What our listing statuses mean
- Public-source profile, built by us from public information. The firm has not yet confirmed the details.
- Provider-verified, the firm reviewed and confirmed its services, coverage, and contact details.
- Sponsored, a paid placement. It is always labeled “Sponsored,” and paying for placement never changes our editorial assessment of a firm or how the matcher scores it.
As of today, every firm in the directory is a public-source profile. We currently have no provider-verified, sponsored, paid, or affiliated listings, the entire directory is editorial and compiled by us from public information.
How the matcher scores firms
The matcher is a transparent, rule-based function, not a black-box AI that “recommends” a provider. From your answers it builds a profile and scores each firm on a fixed set of factors:
- Exchange type, whether the firm publicly offers the structure you need (forward, reverse, improvement, or a DST/passive option). This is weighted most heavily, and it decides the candidate pool (an intermediary need vs. a passive-investment need).
- Asset class, whether the firm lists experience in your property type.
- Deal size, whether your transaction fits the firm's stated focus.
- Location, most firms operate nationally; a firm with a presence in your state gets a small boost.
Firms are then sorted by their total score, and each result shows a profile-match percentage and the specific reasons it appeared. The score reflects how closely a firm's public profile matches your answers, it is not a quality rating, a ranking of “best” firms, or a recommendation.

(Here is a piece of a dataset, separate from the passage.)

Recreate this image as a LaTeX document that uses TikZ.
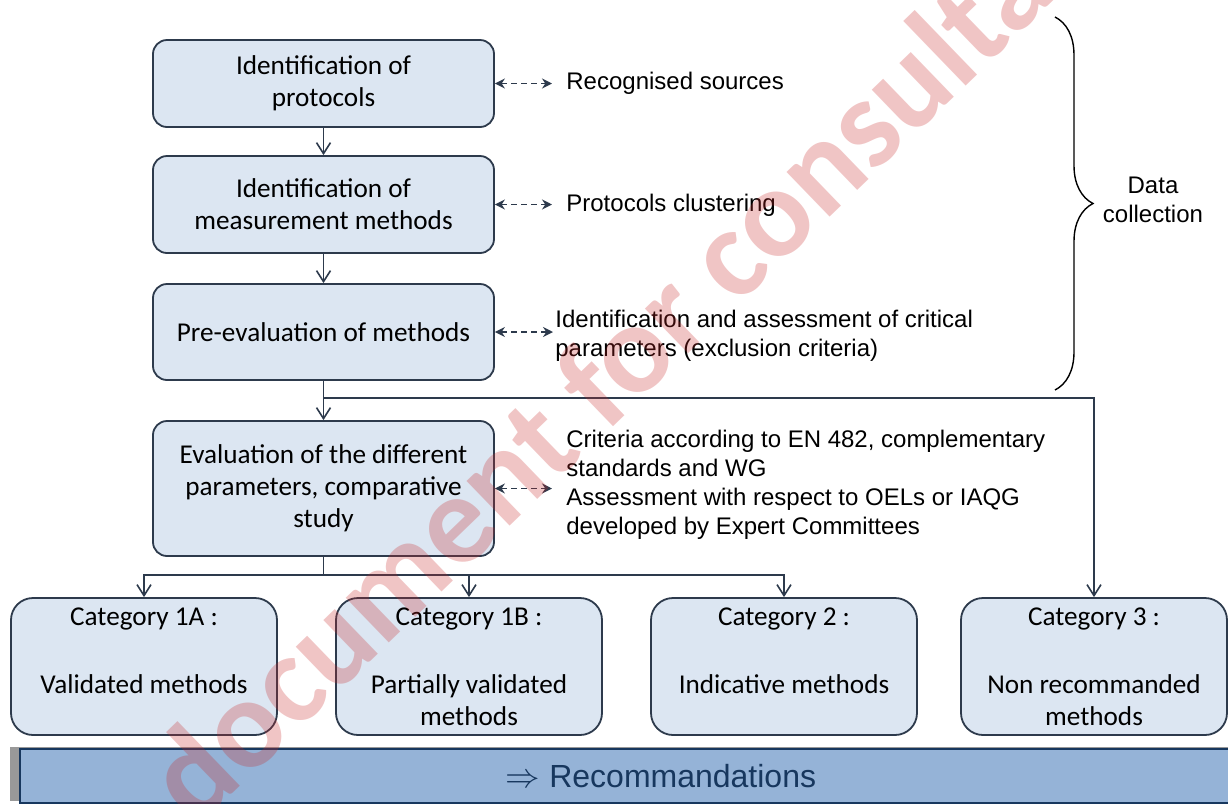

What the matcher does NOT do
- It does not let payment influence scoring or order.
- It does not rate firm quality or tell you which firm is best.
- It does not give tax, legal, or investment advice, or sell securities.
The deadline-risk note
Before showing firms, we surface a plain-English note based on where you are in the sale process (for example, if you may have already taken receipt of the proceeds, or if your closing is imminent without a Qualified Intermediary in place). This is a heads-up, not advice, it exists to point you toward the right kind of professional quickly.
Our sourcing standard
Educational content is grounded in primary sources and established reference material: the IRS, 26 U.S.C. § 1031, Treasury regulations, the Federation of Exchange Accommodators, and ADISA. Figures and listings are reviewed periodically; 1031 rules and deadlines are strict and can change, so always confirm with the IRS and your own professionals.
Reference sources
The references behind the site
These are the recurring outside sources we use for tax rules, reporting context, QI standards, and DST education.
Reference sources only. 1031.com is not affiliated with, endorsed by, or partnered with these organizations.
Like-kind exchange guidance
Primary IRS guidance on real-estate like-kind exchanges, eligibility, and reporting basics.
26 U.S.C. § 1031
The federal statute behind like-kind exchange nonrecognition and the core timing rules.
Treas. Reg. § 1.1031(k)-1
Treasury regulation detail for deferred exchanges, identification, and exchange periods.
Form 8824
The IRS form used to report like-kind exchanges with the taxpayer's return.
Rev. Rul. 2004-86
Federal tax ruling commonly cited for DST interests used as replacement property.
Qualified intermediary context
Industry association information on exchange accommodators, standards, and CES credentialing.
DST best practices
Industry guide for securitized 1031/DST due diligence, disclosures, and review practices.